(begin)

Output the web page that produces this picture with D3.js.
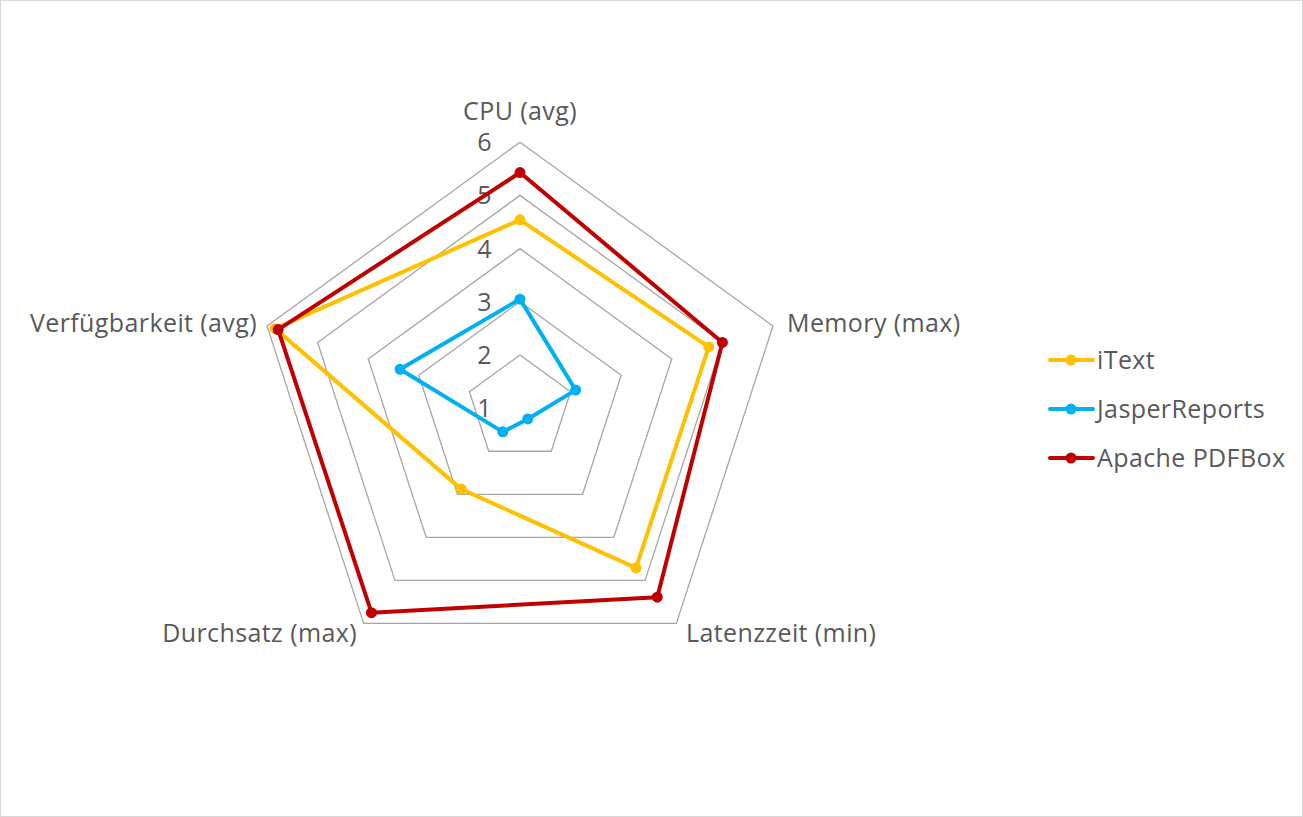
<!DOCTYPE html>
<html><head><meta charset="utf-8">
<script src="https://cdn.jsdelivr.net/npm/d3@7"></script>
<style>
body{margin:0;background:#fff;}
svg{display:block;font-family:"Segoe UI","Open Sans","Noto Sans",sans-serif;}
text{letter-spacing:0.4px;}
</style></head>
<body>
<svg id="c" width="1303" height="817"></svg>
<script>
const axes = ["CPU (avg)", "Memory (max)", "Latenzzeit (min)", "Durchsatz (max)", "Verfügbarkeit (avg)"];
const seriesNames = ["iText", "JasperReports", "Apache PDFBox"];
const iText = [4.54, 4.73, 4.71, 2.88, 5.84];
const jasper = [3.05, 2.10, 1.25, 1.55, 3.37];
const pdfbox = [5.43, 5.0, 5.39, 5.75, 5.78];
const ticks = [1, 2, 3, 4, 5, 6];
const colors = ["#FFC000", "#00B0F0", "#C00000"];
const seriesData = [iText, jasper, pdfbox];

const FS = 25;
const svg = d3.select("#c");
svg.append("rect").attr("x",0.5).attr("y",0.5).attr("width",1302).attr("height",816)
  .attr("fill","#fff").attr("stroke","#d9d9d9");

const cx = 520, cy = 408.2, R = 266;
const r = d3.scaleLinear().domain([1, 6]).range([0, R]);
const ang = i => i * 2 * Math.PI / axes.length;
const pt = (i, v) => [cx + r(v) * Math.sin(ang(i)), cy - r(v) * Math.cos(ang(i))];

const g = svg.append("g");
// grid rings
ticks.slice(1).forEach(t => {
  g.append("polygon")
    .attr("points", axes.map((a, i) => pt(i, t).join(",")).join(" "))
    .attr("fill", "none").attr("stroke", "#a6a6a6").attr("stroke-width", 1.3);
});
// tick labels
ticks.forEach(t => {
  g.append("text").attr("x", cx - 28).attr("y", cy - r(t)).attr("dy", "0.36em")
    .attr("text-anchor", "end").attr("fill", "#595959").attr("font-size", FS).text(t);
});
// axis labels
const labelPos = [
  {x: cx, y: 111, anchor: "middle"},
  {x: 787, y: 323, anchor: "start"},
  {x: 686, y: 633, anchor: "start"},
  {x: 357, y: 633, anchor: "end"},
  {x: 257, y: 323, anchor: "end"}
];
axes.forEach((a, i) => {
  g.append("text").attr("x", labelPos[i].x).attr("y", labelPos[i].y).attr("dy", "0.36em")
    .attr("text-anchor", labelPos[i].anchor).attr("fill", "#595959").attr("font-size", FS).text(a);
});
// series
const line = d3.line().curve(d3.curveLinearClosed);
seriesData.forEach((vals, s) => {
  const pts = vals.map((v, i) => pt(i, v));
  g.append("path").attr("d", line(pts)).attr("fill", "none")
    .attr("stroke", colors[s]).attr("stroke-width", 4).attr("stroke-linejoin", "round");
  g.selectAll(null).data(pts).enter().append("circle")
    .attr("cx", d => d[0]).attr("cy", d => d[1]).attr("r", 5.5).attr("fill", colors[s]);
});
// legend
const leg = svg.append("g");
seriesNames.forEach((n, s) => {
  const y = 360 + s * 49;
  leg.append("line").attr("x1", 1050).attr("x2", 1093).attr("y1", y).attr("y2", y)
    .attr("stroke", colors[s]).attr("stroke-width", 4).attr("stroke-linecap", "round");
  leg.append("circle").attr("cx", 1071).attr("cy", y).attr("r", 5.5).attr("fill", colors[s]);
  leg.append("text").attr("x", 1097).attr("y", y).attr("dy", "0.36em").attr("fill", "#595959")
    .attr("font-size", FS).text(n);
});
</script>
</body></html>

(end)

### GIVEN INSTRUCTION
Output the lines above in full and exactly as given, omitting any pictures.

### EXERCISE SOLUTION
Output the web page that produces this picture with D3.js.
<!DOCTYPE html>
<html><head><meta charset="utf-8">
<script src="https://cdn.jsdelivr.net/npm/d3@7"></script>
<style>
body{margin:0;background:#fff;}
svg{display:block;font-family:"Segoe UI","Open Sans","Noto Sans",sans-serif;}
text{letter-spacing:0.4px;}
</style></head>
<body>
<svg id="c" width="1303" height="817"></svg>
<script>
const axes = ["CPU (avg)", "Memory (max)", "Latenzzeit (min)", "Durchsatz (max)", "Verfügbarkeit (avg)"];
const seriesNames = ["iText", "JasperReports", "Apache PDFBox"];
const iText = [4.54, 4.73, 4.71, 2.88, 5.84];
const jasper = [3.05, 2.10, 1.25, 1.55, 3.37];
const pdfbox = [5.43, 5.0, 5.39, 5.75, 5.78];
const ticks = [1, 2, 3, 4, 5, 6];
const colors = ["#FFC000", "#00B0F0", "#C00000"];
const seriesData = [iText, jasper, pdfbox];

const FS = 25;
const svg = d3.select("#c");
svg.append("rect").attr("x",0.5).attr("y",0.5).attr("width",1302).attr("height",816)
  .attr("fill","#fff").attr("stroke","#d9d9d9");

const cx = 520, cy = 408.2, R = 266;
const r = d3.scaleLinear().domain([1, 6]).range([0, R]);
const ang = i => i * 2 * Math.PI / axes.length;
const pt = (i, v) => [cx + r(v) * Math.sin(ang(i)), cy - r(v) * Math.cos(ang(i))];

const g = svg.append("g");
// grid rings
ticks.slice(1).forEach(t => {
  g.append("polygon")
    .attr("points", axes.map((a, i) => pt(i, t).join(",")).join(" "))
    .attr("fill", "none").attr("stroke", "#a6a6a6").attr("stroke-width", 1.3);
});
// tick labels
ticks.forEach(t => {
  g.append("text").attr("x", cx - 28).attr("y", cy - r(t)).attr("dy", "0.36em")
    .attr("text-anchor", "end").attr("fill", "#595959").attr("font-size", FS).text(t);
});
// axis labels
const labelPos = [
  {x: cx, y: 111, anchor: "middle"},
  {x: 787, y: 323, anchor: "start"},
  {x: 686, y: 633, anchor: "start"},
  {x: 357, y: 633, anchor: "end"},
  {x: 257, y: 323, anchor: "end"}
];
axes.forEach((a, i) => {
  g.append("text").attr("x", labelPos[i].x).attr("y", labelPos[i].y).attr("dy", "0.36em")
    .attr("text-anchor", labelPos[i].anchor).attr("fill", "#595959").attr("font-size", FS).text(a);
});
// series
const line = d3.line().curve(d3.curveLinearClosed);
seriesData.forEach((vals, s) => {
  const pts = vals.map((v, i) => pt(i, v));
  g.append("path").attr("d", line(pts)).attr("fill", "none")
    .attr("stroke", colors[s]).attr("stroke-width", 4).attr("stroke-linejoin", "round");
  g.selectAll(null).data(pts).enter().append("circle")
    .attr("cx", d => d[0]).attr("cy", d => d[1]).attr("r", 5.5).attr("fill", colors[s]);
});
// legend
const leg = svg.append("g");
seriesNames.forEach((n, s) => {
  const y = 360 + s * 49;
  leg.append("line").attr("x1", 1050).attr("x2", 1093).attr("y1", y).attr("y2", y)
    .attr("stroke", colors[s]).attr("stroke-width", 4).attr("stroke-linecap", "round");
  leg.append("circle").attr("cx", 1071).attr("cy", y).attr("r", 5.5).attr("fill", colors[s]);
  leg.append("text").attr("x", 1097).attr("y", y).attr("dy", "0.36em").attr("fill", "#595959")
    .attr("font-size", FS).text(n);
});
</script>
</body></html>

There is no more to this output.